Image credit: Al Punto / Univision Network News

Traducción al español

Norma knows what it’s like to live through hell. She says she’s experienced it ever since she was a child, growing up in an abusive family in extreme poverty in South Texas, as a teenager when she was forced by her stepfather to enter the world of drug trafficking, later as an informant for the U.S. Drug Enforcement Agency (DEA), and throughout 39 years of living as an undocumented immigrant.

Norma, who asked that her real name not be used, agreed to start working for the DEA in 1989. She was 19 years old and undocumented at the time. She says she agreed to it mainly because they promised to legalize her immigration status. But that promise was never fulfilled. Now, she says, she feels trapped and deceived by the same system she served for more than two decades, which is now keeping her in a state of limbo.

According to immigration attorney Jodi Goodwin, her story is not unique.

“Federal government agencies use and abuse undocumented confidential informants for years, trample their rights with impunity, promise them permanent residency and never deliver on it,” said Goodwin. “And they know they don’t have to deliver on it.
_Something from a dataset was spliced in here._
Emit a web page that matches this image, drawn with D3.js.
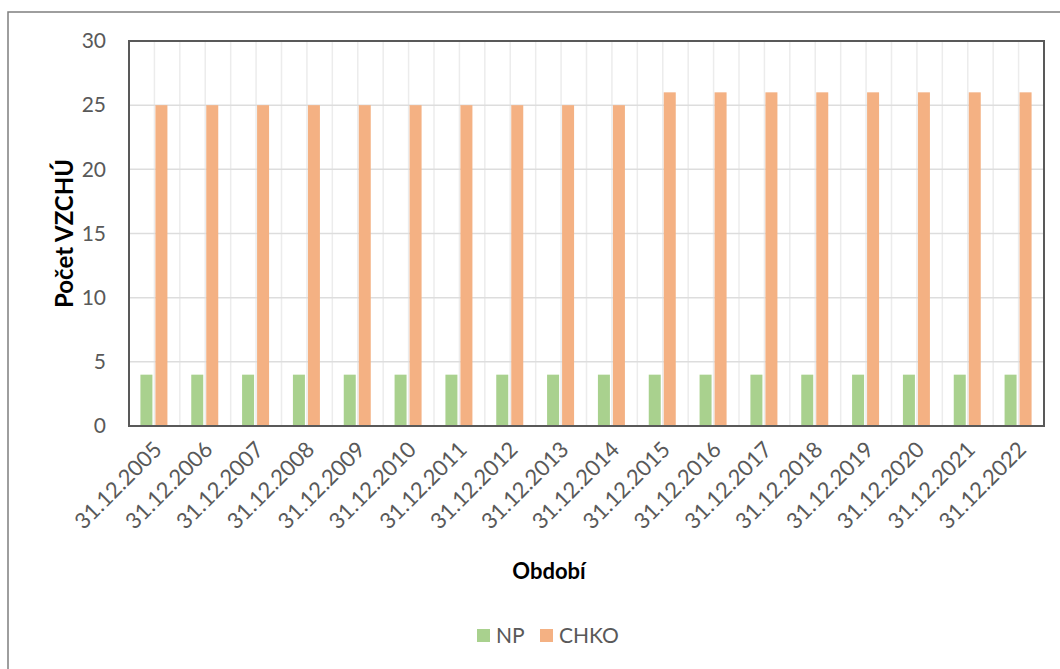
<!doctype html>
<html>
<head>
<meta charset="utf-8">
<script src="https://d3js.org/d3.v7.min.js"></script>
<style>
  body { margin: 0; background: #fff; }
  text { font-family: Lato, "Open Sans", sans-serif; }
</style>
</head>
<body>
<svg width="1060" height="669"></svg>
<script>
// data
var years = ["31.12.2005", "31.12.2006", "31.12.2007", "31.12.2008", "31.12.2009", "31.12.2010",
             "31.12.2011", "31.12.2012", "31.12.2013", "31.12.2014", "31.12.2015", "31.12.2016",
             "31.12.2017", "31.12.2018", "31.12.2019", "31.12.2020", "31.12.2021", "31.12.2022"];
var np   = [4, 4, 4, 4, 4, 4, 4, 4, 4, 4, 4, 4, 4, 4, 4, 4, 4, 4];
var chko = [25, 25, 25, 25, 25, 25, 25, 25, 25, 25, 26, 26, 26, 26, 26, 26, 26, 26];
var seriesNames = ["NP", "CHKO"];
var yTicks = [0, 5, 10, 15, 20, 25, 30];

var colors = { NP: "#A9D18E", CHKO: "#F4B183" };

var svg = d3.select("svg");
var pLeft = 129, pTop = 41, pRight = 1044, pBottom = 426;

// outer chart frame (only left/top visible)
svg.append("rect")
  .attr("x", 8).attr("y", 12)
  .attr("width", 1100).attr("height", 700)
  .attr("fill", "none").attr("stroke", "#7f7f7f").attr("stroke-width", 1.5);

var x = d3.scaleBand().domain(years).range([pLeft, pRight]);
var y = d3.scaleLinear().domain([0, 30]).range([pBottom, pTop]);
var sub = d3.scaleBand().domain(seriesNames).range([-14, 13]).paddingInner(0.2);

var g = svg.append("g");

// vertical gridlines at band edges and centers
var vlines = [];
years.forEach(function(d) {
  vlines.push(x(d));
  vlines.push(x(d) + x.bandwidth() / 2);
});
g.selectAll(".vgrid").data(vlines).enter().append("line")
  .attr("x1", d => d).attr("x2", d => d)
  .attr("y1", pTop).attr("y2", pBottom)
  .attr("stroke", "#ECECEC").attr("stroke-width", 1.5);

// horizontal gridlines
g.selectAll(".hgrid").data(yTicks).enter().append("line")
  .attr("x1", pLeft).attr("x2", pRight)
  .attr("y1", d => y(d)).attr("y2", d => y(d))
  .attr("stroke", "#DDDDDD").attr("stroke-width", 1.5);

// bars
var rows = years.map(function(d, i) { return { year: d, NP: np[i], CHKO: chko[i] }; });
var groups = g.selectAll(".grp").data(rows).enter().append("g")
  .attr("transform", d => "translate(" + (x(d.year) + x.bandwidth() / 2) + ",0)");
groups.selectAll("rect").data(d => seriesNames.map(k => ({ key: k, value: d[k] })))
  .enter().append("rect")
  .attr("x", d => sub(d.key))
  .attr("width", sub.bandwidth())
  .attr("y", d => y(d.value))
  .attr("height", d => pBottom - y(d.value))
  .attr("fill", d => colors[d.key]);

// plot frame
svg.append("rect")
  .attr("x", pLeft).attr("y", pTop)
  .attr("width", pRight - pLeft).attr("height", pBottom - pTop)
  .attr("fill", "none").attr("stroke", "#595959").attr("stroke-width", 2);

// y axis labels
var yAxis = svg.append("g")
  .attr("transform", "translate(" + pLeft + ",0)")
  .call(d3.axisLeft(y).tickValues(yTicks).tickSize(0).tickPadding(23));
yAxis.select(".domain").remove();
yAxis.selectAll("text")
  .style("font-family", "Lato, 'Open Sans', sans-serif")
  .style("font-size", "21px").attr("fill", "#595959");

// x axis labels
var xAxis = svg.append("g")
  .attr("transform", "translate(0," + pBottom + ")")
  .call(d3.axisBottom(x).tickSize(0).tickFormat(""));
xAxis.select(".domain").remove();
xAxis.selectAll(".tick").append("text")
  .attr("transform", "translate(-2,14) rotate(-45)")
  .attr("text-anchor", "end")
  .attr("dy", "0.7em")
  .style("font-family", "Lato, 'Open Sans', sans-serif")
  .style("font-size", "22px")
  .attr("fill", "#595959")
  .text(d => d);

// axis titles
svg.append("text")
  .attr("transform", "translate(73," + ((pTop + pBottom) / 2) + ") rotate(-90)")
  .attr("text-anchor", "middle")
  .style("font-size", "24px").style("font-weight", "bold")
  .attr("fill", "#000")
  .text("Počet VZCHÚ");

svg.append("text")
  .attr("x", 549).attr("y", 579)
  .attr("text-anchor", "middle")
  .style("font-size", "22px").style("font-weight", "bold")
  .attr("fill", "#000")
  .text("Období");

// legend
var legendX = [477, 540];
var leg = svg.selectAll(".leg").data(seriesNames).enter().append("g")
  .attr("transform", (d, i) => "translate(" + legendX[i] + ",629)");
leg.append("rect").attr("width", 13).attr("height", 13).attr("fill", d => colors[d]);
leg.append("text").attr("x", 19).attr("y", 14)
  .style("font-size", "21px").attr("fill", "#595959")
  .text(d => d);
</script>
</body>
</html>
But they keep pressuring them with that promise so they will keep cooperating.”

For Norma, that reality has become a nightmare that still isn’t over.

“No work, no papers,” Norma says she was told repeatedly by DEA and Department of Homeland Security (DHS) agents so that she would keep cooperating with their operations to seize drugs and capture drug traffickers between 1989 and 2010.

“They promised me papers on each mission and I got excited, but they never gave me a visa. That’s how they trapped me and guaranteed that I would keep helping them in their investigations. And when I refused to cooperate, they just threatened to deport me,” she says.

Norma is now struggling to remain legally in the United States, where she has lived for almost all of her life, and where her children and grandchildren were born. “This is my home,” she says.